Zakat Selangor chairman Tan Sri Syed Anwar Jamalullail's presence at the launch underscored the initiative's institutional significance within Malaysia's Islamic governance architecture. The board's commitment to formalising business zakat recognition reflects broader regional trends recognising Islamic finance and Islamic business ethics as strategic economic development vectors. Selangor, as Malaysia's most economically significant state, provides an influential platform for piloting such initiatives, potentially establishing precedents that other states and federal authorities might subsequently emulate.
The presentation of IKTIRAF plaques to qualifying companies under both the Business Zakat and Salary Deduction Scheme categories acknowledged existing contributors whilst simultaneously establishing quality benchmarks for future participation.

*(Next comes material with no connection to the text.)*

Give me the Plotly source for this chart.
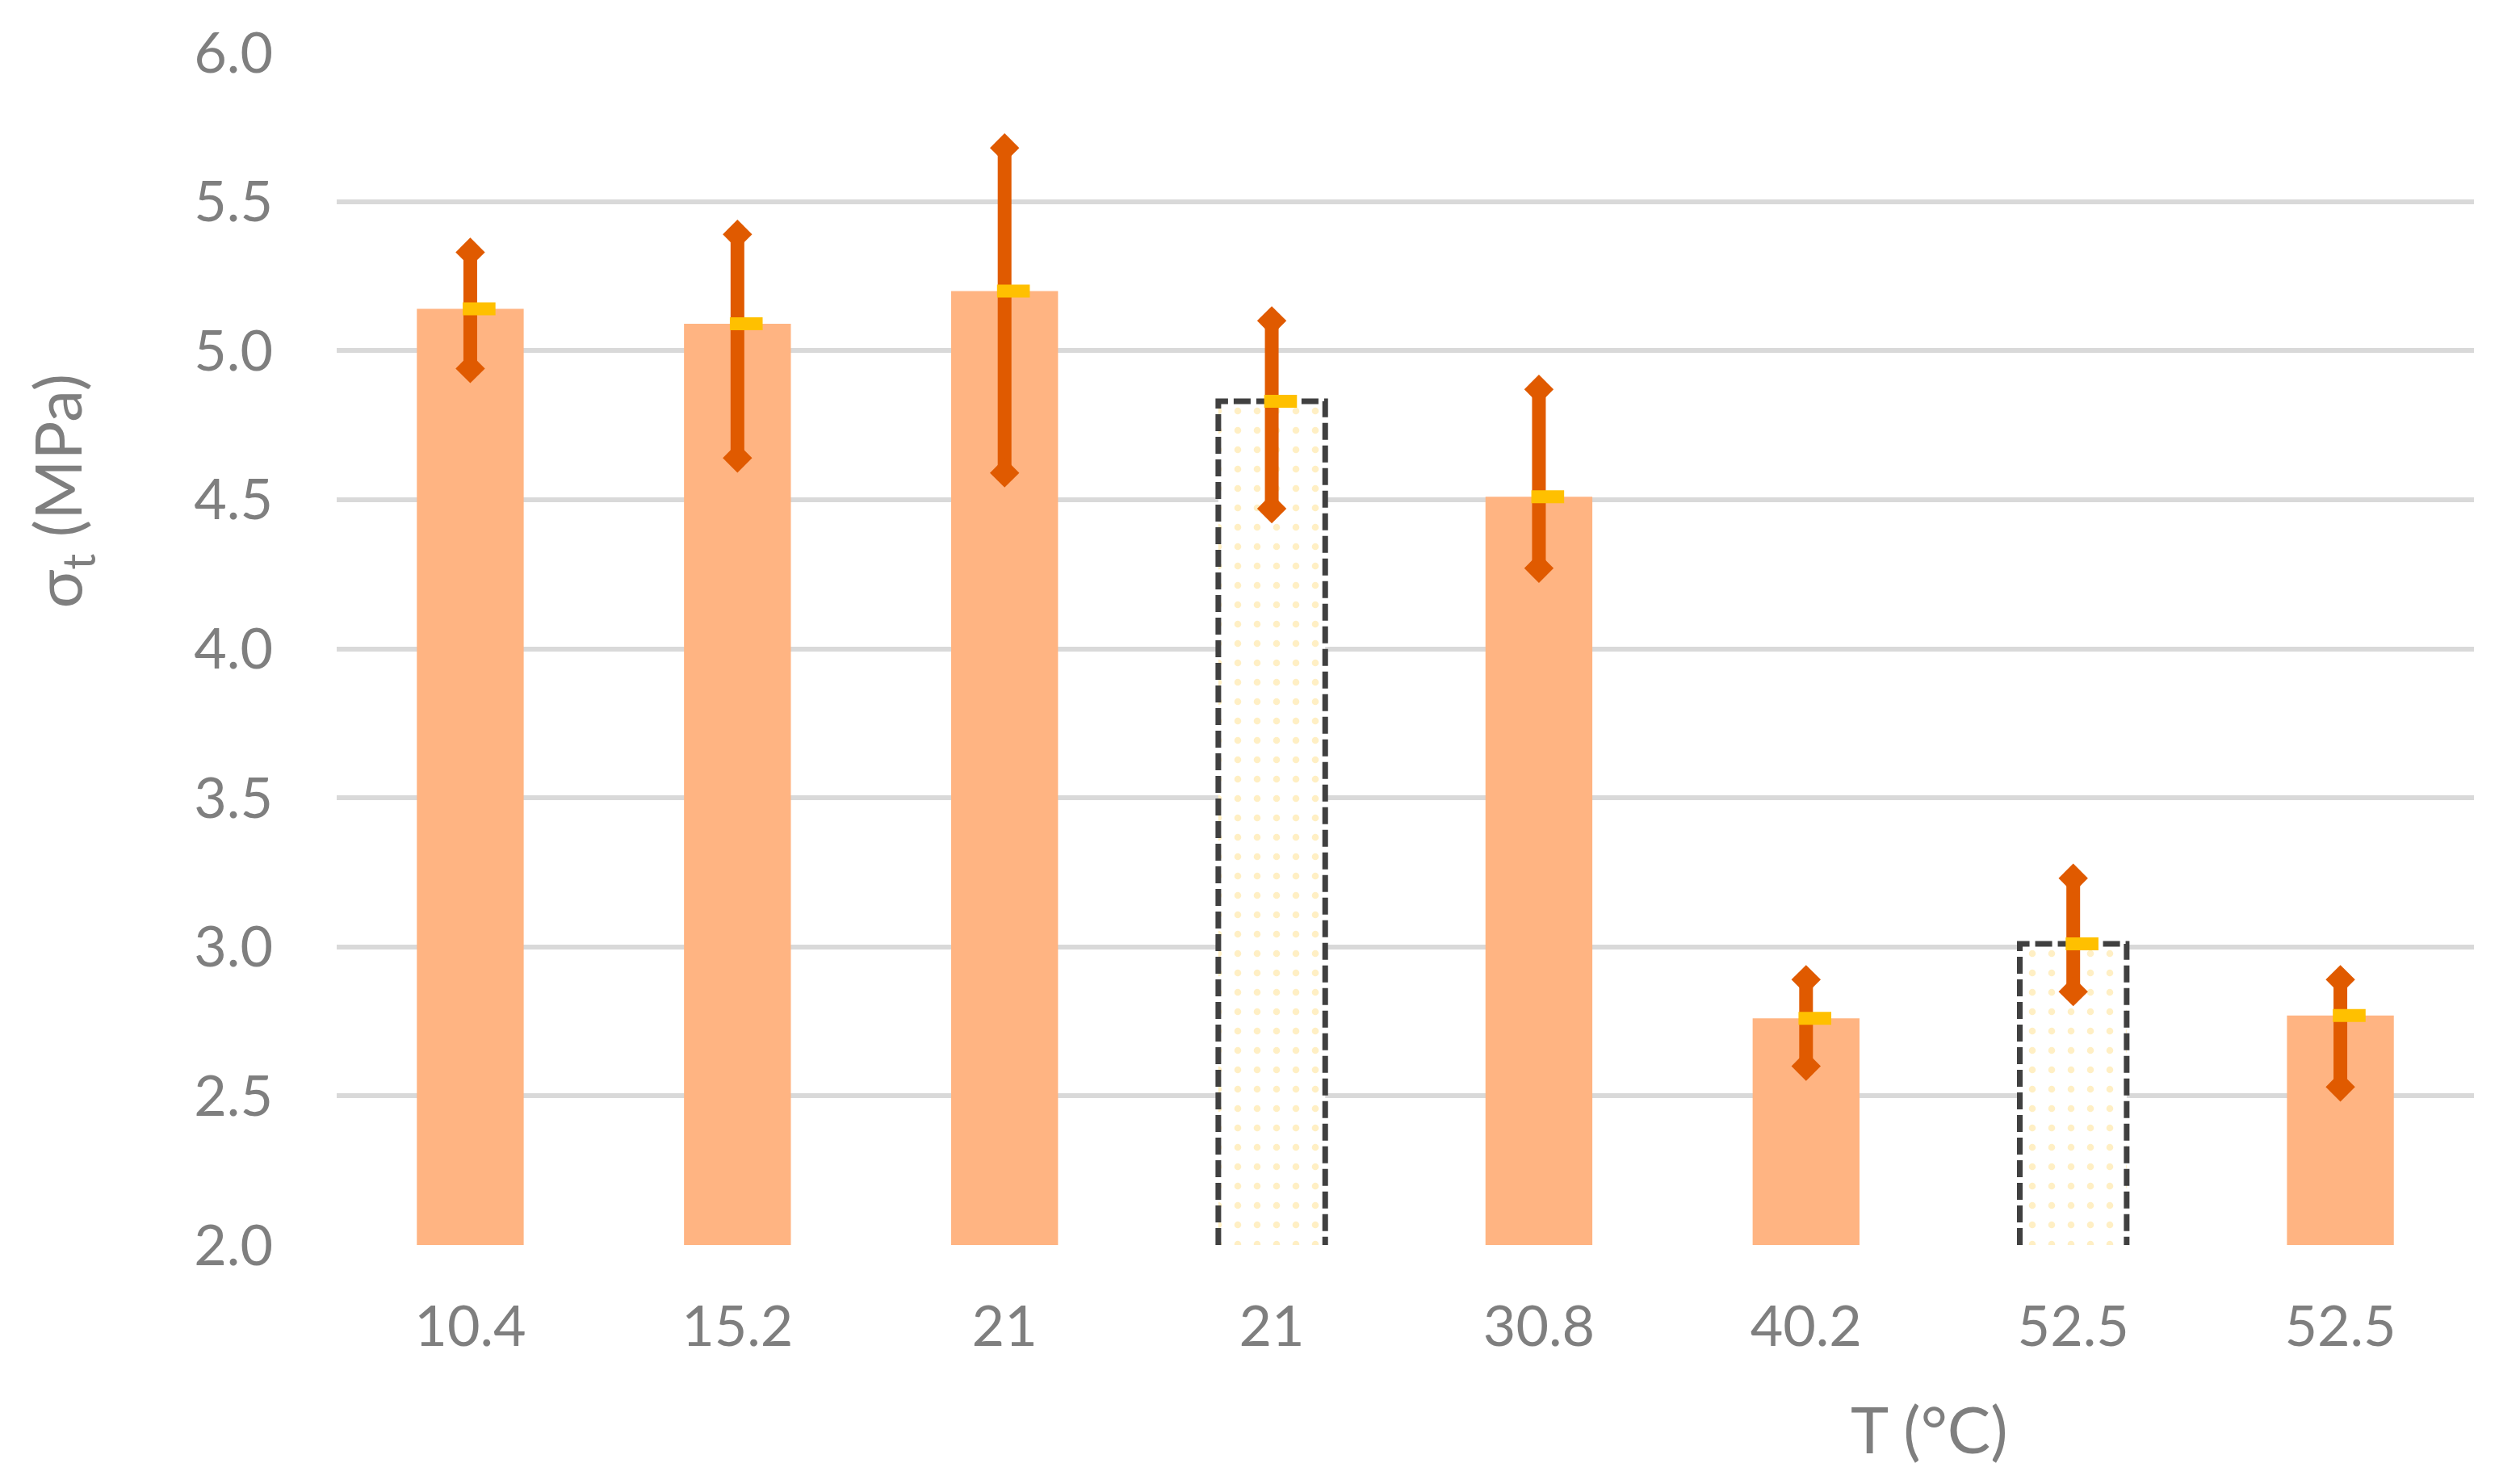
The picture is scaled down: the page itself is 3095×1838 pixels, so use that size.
import plotly.graph_objects as go

# ---- data ----
temps = ["10.4", "15.2", "21", "21", "30.8", "40.2", "52.5", "52.5"]
sigma_mean = [5.14, 5.09, 5.20, 4.83, 4.51, 2.76, 3.01, 2.77]
sigma_hi = [5.33, 5.39, 5.68, 5.10, 4.87, 2.89, 3.23, 2.89]
sigma_lo = [4.94, 4.64, 4.59, 4.47, 4.27, 2.60, 2.85, 2.53]
patterned = [False, False, False, True, False, False, True, False]
y_ticks = [2.0, 2.5, 3.0, 3.5, 4.0, 4.5, 5.0, 5.5, 6.0]

# ---- styles ----
BAR_COLOR = "#FFB482"
ERR_COLOR = "#E05A00"
MEAN_COLOR = "#FFC000"
DOT_COLOR = "#FFE08A"
OUTLINE_COLOR = "#404040"
GRID_COLOR = "#D9D9D9"
TEXT_COLOR = "#7F7F7F"
FONT = "Lato, 'Open Sans', sans-serif"
BAR_W = 0.40
MEAN_OFFSET = 0.033
Y_BASE = 2.0

idx = list(range(len(temps)))

fig = go.Figure()

# solid bars
solid_x = [i for i in idx if not patterned[i]]
solid_y = [sigma_mean[i] for i in idx if not patterned[i]]
fig.add_trace(go.Bar(
    x=solid_x, y=solid_y, width=BAR_W,
    marker=dict(color=BAR_COLOR, line=dict(width=0)),
    hoverinfo="skip", showlegend=False,
))

# dotted bars
pat_x = [i for i in idx if patterned[i]]
pat_y = [sigma_mean[i] for i in idx if patterned[i]]
fig.add_trace(go.Bar(
    x=pat_x, y=pat_y, width=BAR_W,
    marker=dict(
        color="white",
        line=dict(width=0),
        pattern=dict(shape=".", fgcolor=DOT_COLOR, bgcolor="white",
                     size=24, solidity=0.1, fillmode="overlay"),
    ),
    hoverinfo="skip", showlegend=False,
))

# dashed outlines for the dotted bars (derived from data)
ox, oy = [], []
for i in pat_x:
    v = sigma_mean[i]
    x0, x1 = i - BAR_W / 2, i + BAR_W / 2
    ox += [x0, x0, x1, x1, None]
    oy += [Y_BASE, v, v, Y_BASE, None]
fig.add_trace(go.Scatter(
    x=ox, y=oy, mode="lines",
    line=dict(color=OUTLINE_COLOR, width=7, dash="21px,7px"),
    hoverinfo="skip", showlegend=False, cliponaxis=False,
))

# error bars with diamond ends
ex, ey = [], []
for i in idx:
    ex += [i, i, None]
    ey += [sigma_lo[i], sigma_hi[i], None]
fig.add_trace(go.Scatter(
    x=ex, y=ey, mode="lines+markers",
    line=dict(color=ERR_COLOR, width=17),
    marker=dict(symbol="diamond", size=28, color=ERR_COLOR, line=dict(width=0)),
    hoverinfo="skip", showlegend=False, cliponaxis=False,
))

# mean markers
fig.add_trace(go.Scatter(
    x=[i + MEAN_OFFSET for i in idx], y=sigma_mean, mode="markers",
    marker=dict(symbol="line-ew", size=29,
                line=dict(color=MEAN_COLOR, width=16)),
    hoverinfo="skip", showlegend=False, cliponaxis=False,
))

fig.update_layout(
    width=3095, height=1838,
    margin=dict(l=409, r=39, t=51, b=304),
    plot_bgcolor="white", paper_bgcolor="white",
    bargap=0.6,
    font=dict(family=FONT, color=TEXT_COLOR, size=70),
    xaxis=dict(
        range=[-0.5, len(temps) - 0.5],
        tickmode="array", tickvals=idx, ticktext=temps,
        showgrid=False, zeroline=False, showline=False,
        ticks="outside", ticklen=40, tickcolor="rgba(0,0,0,0)",
        tickfont=dict(size=70, color=TEXT_COLOR, family=FONT),
    ),
    yaxis=dict(
        range=[2.0, 6.0],
        tickmode="array", tickvals=y_ticks,
        ticktext=[f"{v:.1f}" for v in y_ticks],
        showgrid=True, gridcolor=GRID_COLOR, gridwidth=6,
        zeroline=False, showline=False,
        ticks="outside", ticklen=64, tickcolor="rgba(0,0,0,0)",
        tickfont=dict(size=70, color=TEXT_COLOR, family=FONT),
    ),
    annotations=[
        dict(text="σ<sub>t</sub> (MPa)", xref="paper", yref="paper",
             x=0, xshift=-341, y=0.632, xanchor="center", yanchor="middle",
             textangle=-90, showarrow=False,
             font=dict(size=80, color=TEXT_COLOR, family=FONT)),
        dict(text="T (°C)", xref="paper", yref="paper",
             x=0.745, y=-0.154, xanchor="center", yanchor="middle",
             showarrow=False,
             font=dict(size=80, color=TEXT_COLOR, family=FONT)),
    ],
)

fig.write_html("out.html")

This ceremonial recognition serves psychological and institutional functions beyond mere acknowledging, signalling to the business community that zakat compliance receives official validation and social prestige. Such recognition mechanisms are particularly significant in Southeast Asian contexts where reputational capital and formal acknowledgement carry substantial weight in corporate decision-making.
Looking forward, IKTIRAF potentially catalyses broader integration of Islamic financial principles into Malaysian corporate practice. The initiative demonstrates that religious obligations can operate effectively through market-based incentives and consumer validation rather than governmental mandates. For Malaysian businesses, particularly those with substantial Muslim consumer bases, IKTIRAF certification offers tangible competitive differentiation. The programme's success hinges on whether corporate leadership genuinely internalises zakat as a governance imperative or whether participation remains superficially motivated by consumer appeal and marketing advantage.